Hop tu naa and Yn Mheillea in schools

Mon, 21 Oct 2019


During the last two weeks, over 500 school children have been learning about the Autumn customs of Hop tu Naa and the Yn Mheillea.

Chloe Woolley, Manx Music Development Officer at Culture Vannin and Jo Callister, Advisory Teacher for the Manx Curriculum at DESC, have been on a cultural roadshow, teaching children the songs, stories, dances and folklore associated with these two unique Manx customs.

Schools have been offered these bespoke visits for the last five years, but this year in particular, Jo and Chloe were inundated with requests. Schools who were unable to receive a visit this year are still able to access the many resources on the Culture Vannin website, as are the public, and as a result of Jo and Chloe’s roadshow, more Hop tu naa song resources have been added this week.

Chloe said:

“There has been a definite shift in attitudes and awareness of Hop tu naa amongst the schools visited and it's encouraging to see how proud the children are of their own unique traditions. We have noticed a steady increase in the number of children and teachers who already know Hop tu naa songs, and we were delighted this year to hear yet another different version from a child at St John's school: Hop tu Naa! Hop tu Naa! Jinny the Witch fell into the ditch, she found a penny and thought she was rich!"

Jo said:

“Through the Babban ny Mheillea story and dance, we were able to teach the children about the Mheillea (or Mhelliah), which is Manx Gaelic for harvest, in the context of modern times as many schools have links with the food banks and have their own harvest assemblies. We talked about the foods which are grown locally – including the moots! - and how we shouldn’t take it for granted that we are able to shop for all kinds of foods from around the world at supermarkets today.”

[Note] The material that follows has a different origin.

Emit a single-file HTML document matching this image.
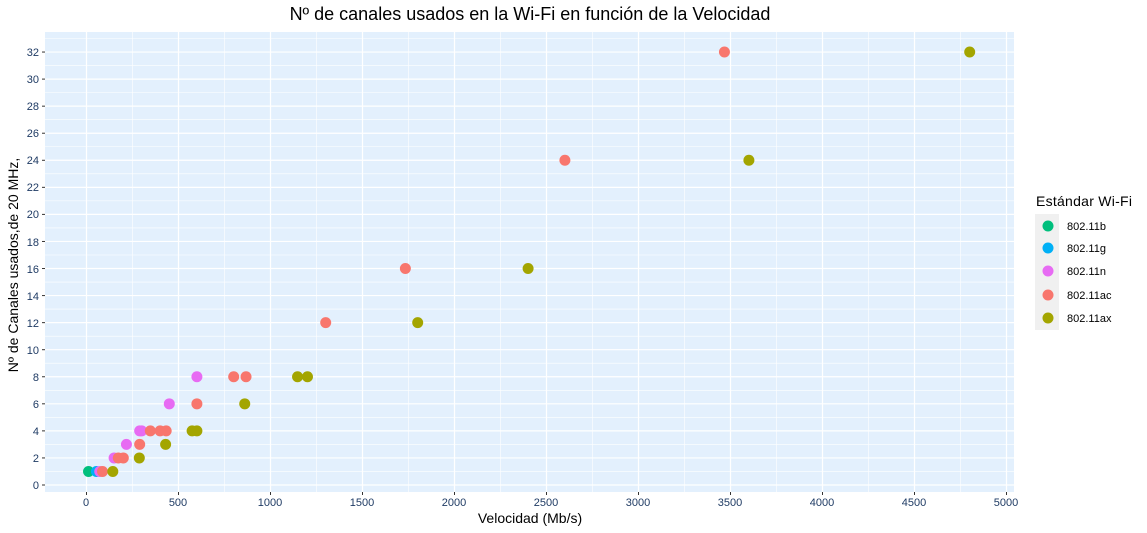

Due to the success of this roadshow Jo and Chloe have plans for future visits focusing on other less well known Manx calendar customs, and they are sure that these will be equally as successful.

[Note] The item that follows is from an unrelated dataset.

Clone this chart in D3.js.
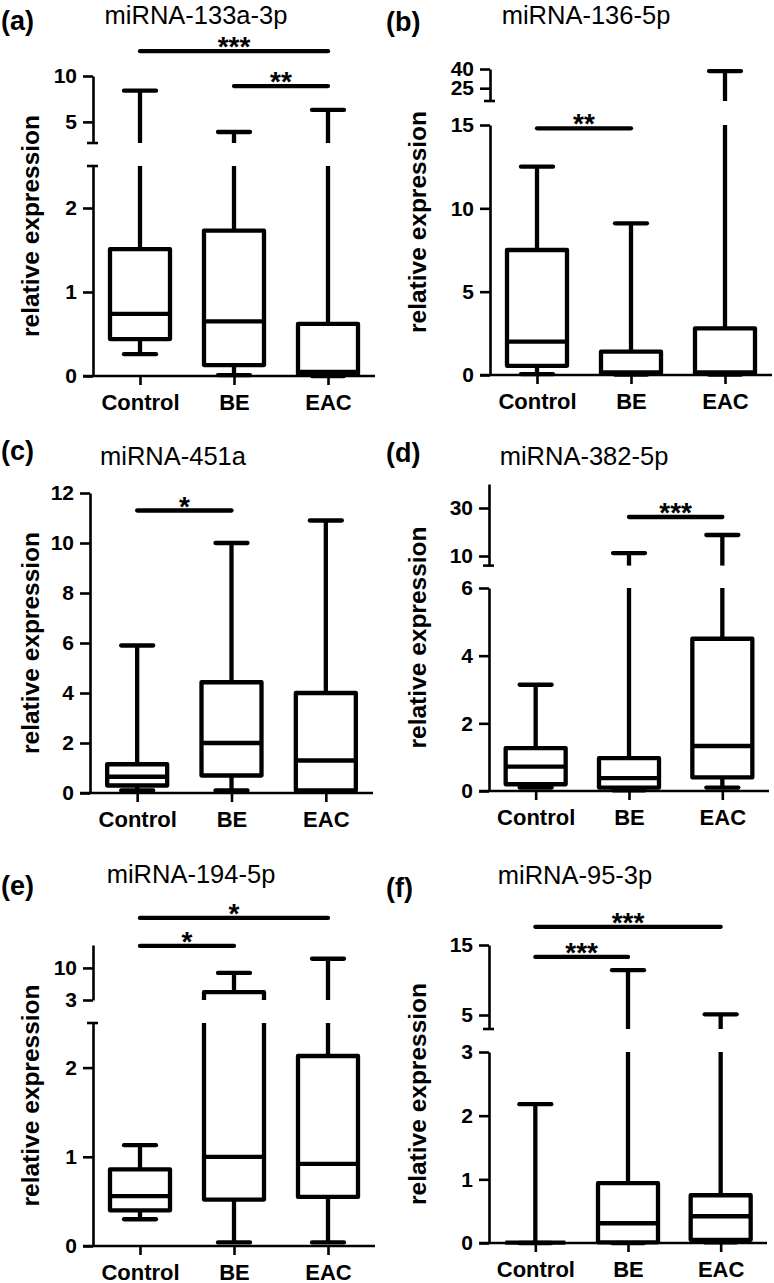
<!DOCTYPE html>
<html><head><meta charset="utf-8">
<script src="https://cdn.jsdelivr.net/npm/d3@7"></script>
<style>
html,body{margin:0;padding:0;background:#fff;}
svg{display:block;}
text{font-family:"Liberation Sans", Arial, Helvetica, sans-serif;fill:#000;}
</style></head><body>
<svg id="chart" width="774" height="1283"></svg>
<script>
// ---------------- DATA ----------------
const categories = ["Control", "BE", "EAC"];
const panelLabels = ["(a)", "(b)", "(c)", "(d)", "(e)", "(f)"];
const titles = ["miRNA-133a-3p", "miRNA-136-5p", "miRNA-451a", "miRNA-382-5p", "miRNA-194-5p", "miRNA-95-3p"];
const yAxisTitle = "relative expression";

// box statistics per category: [min, Q1, median, Q3, max]
const box133a = [[0.26, 0.44, 0.74, 1.51, 8.4], [0.01, 0.13, 0.65, 1.73, 3.9], [0.0, 0.02, 0.05, 0.62, 6.3]];
const box136  = [[0.05, 0.55, 2.0, 7.5, 12.5], [0.02, 0.1, 0.15, 1.4, 9.1], [0.02, 0.1, 0.15, 2.8, 38.4]];
const box451a = [[0.1, 0.3, 0.65, 1.15, 5.9], [0.1, 0.7, 2.0, 4.43, 10.0], [0.05, 0.1, 1.3, 4.0, 10.9]];
const box382  = [[0.1, 0.2, 0.72, 1.27, 3.14], [0.02, 0.1, 0.38, 0.97, 11.2], [0.1, 0.4, 1.33, 4.5, 18.75]];
const box194  = [[0.3, 0.4, 0.56, 0.86, 1.13], [0.04, 0.52, 1.0, 4.7, 8.9], [0.04, 0.55, 0.92, 2.13, 12.0]];
const box95   = [[0.0, 0.005, 0.005, 0.005, 2.18], [0.0, 0.01, 0.31, 0.94, 11.4], [0.01, 0.05, 0.42, 0.75, 5.1]];

// broken-axis segment domains (lower / upper)
const lower133a = [0, 2.5],  upper133a = [2.7, 10];
const lower136  = [0, 15],   upper136  = [15, 40];
const lower451a = [0, 12],   upper451a = null;
const lower382  = [0, 6],    upper382  = [6, 40];
const lower194  = [0, 2.5],  upper194  = [3, 15];
const lower95   = [0, 3],    upper95   = [3, 15];

// tick labels
const ticksLow133a = [0, 1, 2],               ticksUp133a = [5, 10];
const ticksLow136  = [0, 5, 10, 15],          ticksUp136  = [25, 40];
const ticksLow451a = [0, 2, 4, 6, 8, 10, 12], ticksUp451a = [];
const ticksLow382  = [0, 2, 4, 6],            ticksUp382  = [10, 30];
const ticksLow194  = [0, 1, 2],               ticksUp194  = [3, 10];
const ticksLow95   = [0, 1, 2, 3],            ticksUp95   = [5, 15];

// significance brackets: [from, to, label, level (axis units)]
const sig133a = [["Control", "EAC", "***", 12.7], ["BE", "EAC", "**", 8.9]];
const sig136  = [["Control", "BE", "**", 14.8]];
const sig451a = [["Control", "BE", "*", 11.3]];
const sig382  = [["BE", "EAC", "***", 26.25]];
const sig194  = [["Control", "EAC", "*", 20.9], ["Control", "BE", "*", 14.8]];
const sig95   = [["Control", "EAC", "***", 17.6], ["Control", "BE", "***", 13.3]];

// ---------------- LAYOUT ----------------
const layout = [
  {ax: 93,  xEnd: 375, low: [376, 166],   up: [143, 76],    lab: [1, 30],    title: [196, 24],  ylab: 39},
  {ax: 490, xEnd: 772, low: [375, 125],   up: [101, 69],    lab: [386, 31],  title: [586, 24],  ylab: 426},
  {ax: 90,  xEnd: 373, low: [793, 493],   up: null,         lab: [1, 460],   title: [173, 465], ylab: 39},
  {ax: 489, xEnd: 769, low: [791, 588],   up: [565.6, 484], lab: [386, 462], title: [584, 465], ylab: 426},
  {ax: 93,  xEnd: 375, low: [1246, 1023], up: [1000, 945],  lab: [1, 895],   title: [191, 883], ylab: 39},
  {ax: 489, xEnd: 767, low: [1243, 1052], up: [1029, 945],  lab: [386, 897], title: [575, 884], ylab: 426}
];

const panels = [
  {box: box133a, lowD: lower133a, upD: upper133a, tl: ticksLow133a, tu: ticksUp133a, sig: sig133a},
  {box: box136,  lowD: lower136,  upD: upper136,  tl: ticksLow136,  tu: ticksUp136,  sig: sig136},
  {box: box451a, lowD: lower451a, upD: upper451a, tl: ticksLow451a, tu: ticksUp451a, sig: sig451a},
  {box: box382,  lowD: lower382,  upD: upper382,  tl: ticksLow382,  tu: ticksUp382,  sig: sig382},
  {box: box194,  lowD: lower194,  upD: upper194,  tl: ticksLow194,  tu: ticksUp194,  sig: sig194},
  {box: box95,   lowD: lower95,   upD: upper95,   tl: ticksLow95,   tu: ticksUp95,   sig: sig95}
];

const svg = d3.select("#chart");
const BOXW = 60, CAPW = 32, LW = 4.3, AXW = 2.6;

panels.forEach((p, i) => {
  const L = layout[i];
  const g = svg.append("g");
  const x = d3.scalePoint().domain(categories).range([L.ax, L.xEnd]).padding(0.5);
  const yLow = d3.scaleLinear().domain(p.lowD).range(L.low);
  const yUp = p.upD ? d3.scaleLinear().domain(p.upD).range(L.up) : null;
  const yy = v => (!yUp || v <= p.lowD[1]) ? yLow(v) : yUp(v);

  // boxes & whiskers
  p.box.forEach((s, k) => {
    const cx = x(categories[k]);
    const [mn, q1, md, q3, mx] = s;
    const line = (x1, y1, x2, y2, cap) => g.append("line")
      .attr("x1", x1).attr("y1", y1).attr("x2", x2).attr("y2", y2)
      .attr("stroke", "#000").attr("stroke-width", LW).attr("stroke-linecap", cap || "butt");
    line(cx, yy(q3), cx, yy(mx));
    line(cx, yy(q1), cx, yy(mn));
    line(cx - CAPW / 2, yy(mx), cx + CAPW / 2, yy(mx), "round");
    line(cx - CAPW / 2, yy(mn), cx + CAPW / 2, yy(mn), "round");
    g.append("rect").attr("x", cx - BOXW / 2).attr("y", yy(q3))
      .attr("width", BOXW).attr("height", Math.max(0, yy(q1) - yy(q3)))
      .attr("fill", "#fff").attr("stroke", "#000").attr("stroke-width", LW)
      .attr("stroke-linejoin", "round");
    line(cx - BOXW / 2, yy(md), cx + BOXW / 2, yy(md));
  });

  // axis gap
  if (yUp) {
    g.append("rect").attr("x", L.ax + 2).attr("y", L.up[0])
      .attr("width", L.xEnd - L.ax).attr("height", L.low[1] - L.up[0])
      .attr("fill", "#fff");
  }

  // y axis segments
  const styleAxis = (ag) => {
    ag.attr("font-size", null).attr("font-family", null);
    ag.selectAll("path.domain").attr("stroke", "#000").attr("stroke-width", AXW);
    ag.selectAll(".tick line").attr("stroke", "#000").attr("stroke-width", AXW);
    ag.selectAll(".tick text").attr("font-size", 21).attr("font-weight", "bold")
      .attr("fill", "#000");
  };
  const ga = g.append("g").attr("transform", `translate(${L.ax},0)`)
    .call(d3.axisLeft(yLow).tickValues(p.tl).tickSize(10).tickPadding(6).tickSizeOuter(0).tickFormat(d3.format("d")));
  styleAxis(ga);
  if (yUp) {
    const gu = g.append("g").attr("transform", `translate(${L.ax},0)`)
      .call(d3.axisLeft(yUp).tickValues(p.tu).tickSize(10).tickPadding(6).tickSizeOuter(0).tickFormat(d3.format("d")));
    styleAxis(gu);
    // break end marks where no tick label sits
    const marks = [];
    if (!p.tl.includes(p.lowD[1])) marks.push(yLow(p.lowD[1]));
    if (!p.tu.includes(p.upD[0])) marks.push(yUp(p.upD[0]));
    marks.forEach(my => g.append("line").attr("x1", L.ax - 6).attr("x2", L.ax + 5)
      .attr("y1", my).attr("y2", my).attr("stroke", "#000").attr("stroke-width", AXW));
  }

  // x axis
  const x0 = L.low[0];
  const gx = g.append("g").attr("transform", `translate(0,${x0})`)
    .call(d3.axisBottom(x).tickSize(9).tickSizeOuter(0));
  gx.attr("font-size", null).attr("font-family", null);
  gx.select("path.domain").remove();
  gx.selectAll(".tick line").attr("stroke", "#000").attr("stroke-width", AXW);
  gx.selectAll(".tick text").attr("y", 34).attr("dy", null)
    .attr("font-size", 22).attr("font-weight", "bold").attr("fill", "#000");
  g.append("line").attr("x1", L.ax - 10).attr("x2", L.xEnd).attr("y1", x0).attr("y2", x0)
    .attr("stroke", "#000").attr("stroke-width", AXW);

  // significance bars
  p.sig.forEach(([a, b, lab, lv]) => {
    const yv = (yUp && lv >= p.upD[0]) ? yUp(lv) : yLow(lv);
    g.append("line").attr("x1", x(a)).attr("x2", x(b)).attr("y1", yv).attr("y2", yv)
      .attr("stroke", "#000").attr("stroke-width", LW).attr("stroke-linecap", "round");
    g.append("text").attr("x", (x(a) + x(b)) / 2).attr("y", yv + 5)
      .attr("text-anchor", "middle").attr("font-size", 28).attr("font-weight", "bold")
      .text(lab);
  });

  // y title
  const cy = ((L.up ? L.up[1] : L.low[1]) + L.low[0]) / 2;
  g.append("text").attr("transform", `translate(${L.ylab},${cy}) rotate(-90)`)
    .attr("text-anchor", "middle").attr("font-size", 24.5).attr("font-weight", "bold")
    .text(yAxisTitle);

  // panel label and title
  g.append("text").attr("x", L.lab[0]).attr("y", L.lab[1])
    .attr("font-size", 27).attr("font-weight", "bold").text(panelLabels[i]);
  g.append("text").attr("x", L.title[0]).attr("y", L.title[1])
    .attr("text-anchor", "middle").attr("font-size", 25.5).text(titles[i]);
});
</script>
</body></html>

To find out more about Hop tu naa and Yn Mheillea visit: The Manx Year

And to watch some new videos of some of the less well known Hop tu naa songs:

Castletown Version: youtu.be/YHvsbqlLI2A
Ramsey Version: youtu.be/5iwgnHc8lUI
"My Mother's Gone Away": youtu.be/wKNhnQ7tH3Q

So when children come to YOUR door on Hop tu Naa night, with their turnip lanterns, make sure you ask them to sing you a Hop tu Naa song!